DEV Community

Cover image for I built my project 4 times, that's what I learned
Michele Saladino
Michele Saladino

Posted on

I built my project 4 times, that's what I learned

Refactoring an institutional website and what I have learned.

The requirements were simple:

I started my journey with Classicum Association 4 years ago in 2022.

  • A landing page that could explain briefly what the Association was about
  • A web app to register people and to sign their presence at events

I started with a simple webpage on this stack:

  • React 18
  • PHP 8.1
  • MySQL

It all worked pretty well, it all felt pretty snappy for the time. The codebase was simple and naive.

Then the change happened.

We wanted something more powerful to handle notifications, concurrent events, accounts, comment sections, interactions, images, and that could scale to infinity.

The worst part is that I set these goals for myself without actually needing them or having anyone asking me.

I switched to this stack:

  • NextJS: I wanted the raw SSR power, having the possibility to run server-side logic even from the frontend layer. And I wanted to be optimized for SEO
  • Go: I wanted API scalability in order to have in the future a mobile app and scale with thousands of users in mind
  • PostgreSQL: I started paying an actual service that served PostgreSQL. I did not know the difference with MySQL at the time but I felt like I needed it

The first version was released in a month.

Price

The first problem was the cost, I was using render.com and it cost $7 per service. Given that I had a front end, a back end and a database it cost around $21 per month.

The association was small at the time and that price was kinda heavy on us.

Scalability

One of my huge mistakes was confusing scalability with complexity.

Basically my system was not scalable, it was full of abstractions and layers that made everything very organized but very slow to change. That kind of system was suitable for a large corporation with many devs that can take their time to make changes and all the abstractions and layers are needed to avoid committing mistakes. For my use, that added complexity was a burden on my shoulders for every time I needed to add or tweak a feature.

Version 3

After the realization that we needed something way cheaper, we went with a different stack. I still wanted scalability but without reinventing the wheel.
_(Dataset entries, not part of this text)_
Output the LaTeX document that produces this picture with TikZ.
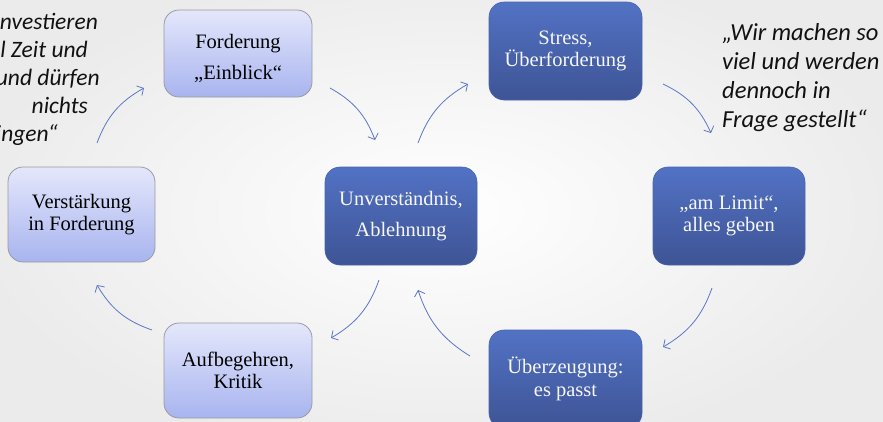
\documentclass[tikz,border=0pt]{standalone}
\usepackage{fontspec}
\setmainfont{Liberation Serif}
\newfontfamily\quotefont{Carlito}
\usetikzlibrary{arrows.meta}
\definecolor{lighttop}{HTML}{E4E7FB}
\definecolor{lightbot}{HTML}{A8B4EF}
\definecolor{lightedge}{HTML}{9A9AA0}
\definecolor{darktop}{HTML}{5272C4}
\definecolor{darkbot}{HTML}{3E5495}
\definecolor{darkedge}{HTML}{4A64B0}
\definecolor{arrowblue}{HTML}{5B77C6}
\definecolor{boxtext}{HTML}{F7F7F7}
\definecolor{quotetext}{HTML}{111111}
\begin{document}
\begin{tikzpicture}[x=1pt,y=-1pt,
  lightbox/.style={draw=lightedge, line width=0.8pt, rounded corners=15pt,
    top color=lighttop, bottom color=lightbot, align=center, text=black,
    font=\fontsize{20.5}{22.5}\selectfont, inner sep=0pt},
  darkbox/.style={draw=darkedge, line width=0.6pt, rounded corners=15pt,
    top color=darktop, bottom color=darkbot, align=center, text=boxtext,
    font=\fontsize{20.5}{22.5}\selectfont, inner sep=0pt},
  wide/.style={font=\fontsize{20.5}{31}\selectfont},
  quoteline/.style={font=\quotefont\itshape\fontsize{24.5}{29}\selectfont,
    text=quotetext, inner sep=0pt},
  leftquote/.style={quoteline, font=\quotefont\itshape\fontsize{23.5}{28}\selectfont,
    anchor=base east},
  cyc/.style={draw=arrowblue, line width=0.8pt, bend left=20,
    -{Straight Barb[length=5pt,width=11pt]}}]
\useasboundingbox (0,0) rectangle (883,421);
\shade[inner color=white, outer color=black!8] (-40,-40) rectangle (923,461);
% boxes
\node[lightbox, wide, minimum width=148pt, minimum height=87pt] (F) at (238,53.5)
  {\rule{0pt}{25pt}Forderung\\„Einblick“};
\node[darkbox, minimum width=153pt, minimum height=98pt] (S) at (565.5,51)
  {Stress,\\Überforderung};
\node[darkbox, wide, minimum width=152pt, minimum height=98pt] (U) at (401,216)
  {Unverständnis,\\Ablehnung};
\node[lightbox, minimum width=147pt, minimum height=95pt] (V) at (81.5,214.5)
  {Verstärkung\\in Forderung};
\node[darkbox, minimum width=152pt, minimum height=98pt] (L) at (729,216)
  {„am Limit“,\\alles geben};
\node[lightbox, minimum width=148pt, minimum height=95pt] (A) at (238,370.5)
  {Aufbegehren,\\Kritik};
\node[darkbox, minimum width=153pt, minimum height=98pt] (Z) at (565.5,379)
  {Überzeugung:\\es passt};
% quotes
\node[leftquote] (ql1) at (98,29) {investieren};
\node[leftquote] (ql2) at (88,57) {l Zeit und};
\node[leftquote] (ql3) at (100,85) {und dürfen};
\node[leftquote] (ql4) at (88,113) {nichts};
\node[leftquote] (ql5) at (58,141) {ingen“};
\node[quoteline, anchor=base west] (qr1) at (722,40) {„Wir machen so};
\node[quoteline, anchor=base west] (qr2) at (722,69) {viel und werden};
\node[quoteline, anchor=base west] (qr3) at (722,98) {dennoch in};
\node[quoteline, anchor=base west] (qr4) at (722,127) {Frage gestellt“};
% arrow end points
\coordinate (a1s) at (97,143);  \coordinate (a1e) at (144,88);
\coordinate (a2s) at (330,88);  \coordinate (a2e) at (375,140);
\coordinate (a3s) at (418,143); \coordinate (a3e) at (468,84);
\coordinate (a4s) at (663,84);  \coordinate (a4e) at (711,133);
\coordinate (a5s) at (712,288); \coordinate (a5e) at (663,347);
\coordinate (a6s) at (470,356); \coordinate (a6e) at (418,290);
\coordinate (a7s) at (379,280); \coordinate (a7e) at (331,338);
\coordinate (a8s) at (152,330); \coordinate (a8e) at (97,285);
\draw[cyc] (a1s) to (a1e);
\draw[cyc] (a2s) to (a2e);
\draw[cyc] (a3s) to (a3e);
\draw[cyc] (a4s) to (a4e);
\draw[cyc] (a5s) to (a5e);
\draw[cyc] (a6s) to (a6e);
\draw[cyc] (a7s) to (a7e);
\draw[cyc] (a8s) to (a8e);
\end{tikzpicture}
\end{document}
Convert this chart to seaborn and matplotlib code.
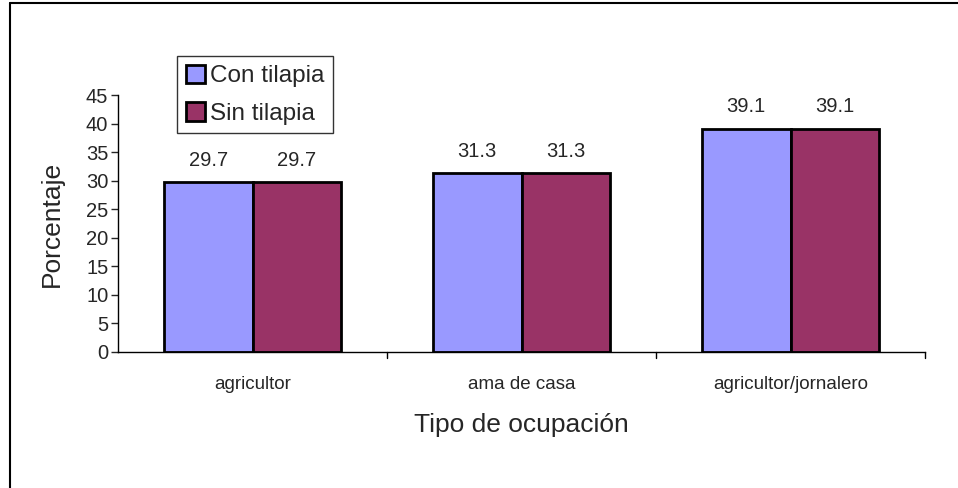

  1. NextJS: I wanted all that juicy SEO all for me
  2. Directus: to handle all the back-office part
  3. PostgreSQL

NextJS connected directly to the APIs exposed by Directus. It felt great working on it locally.

I deployed it on fly.io because it was cheap and it had the ability to turn on and off machines automatically.

That was the big problem of this setup — Directus took about 5 to 10 seconds to fire on my setup, the front end another 2–3 seconds. This meant I had to wait 7 to 13 seconds just to load the landing page.

On the bright side, we paid nothing monthly.

Version 4

Eventually I realized we didn't need all that Directus offered. Many sections of the website that were editable on Directus didn't need to be edited.

I refactored the codebase once again.

I only needed 3 sections to be editable. I went full Next.js and PostgreSQL, Prisma as ORM. Everything static except for these 3 sections. I created a quick login system with NextAuth and a simple dashboard to add items. That's it—almost 4 years of work just to get everything working with a one-week website.

What have I learned?

Complex solutions are something to talk about with your nerd friends at the pub to look cool, not something you want to find in your codebase.

Cost and infrastructure are something you need to think about way before even writing a UML diagram.

This project did not teach me a lot about new technologies or clean code or complex architectures; it taught me to think about the product as a part of the system that needs to agree with all the other parts of the system (which in this case is the association).

Scalability is not an absolute term; it depends on what you need.

If I could talk with the old me, I would tell him that when you are building something, "the less you think about the future of the product, the better." Let me explain: if you shoot for the stars with your products, you will find yourself in trouble quickly. As my team leader taught me, build stupid things and leave space for the future — do not add things to anticipate it. Less is more.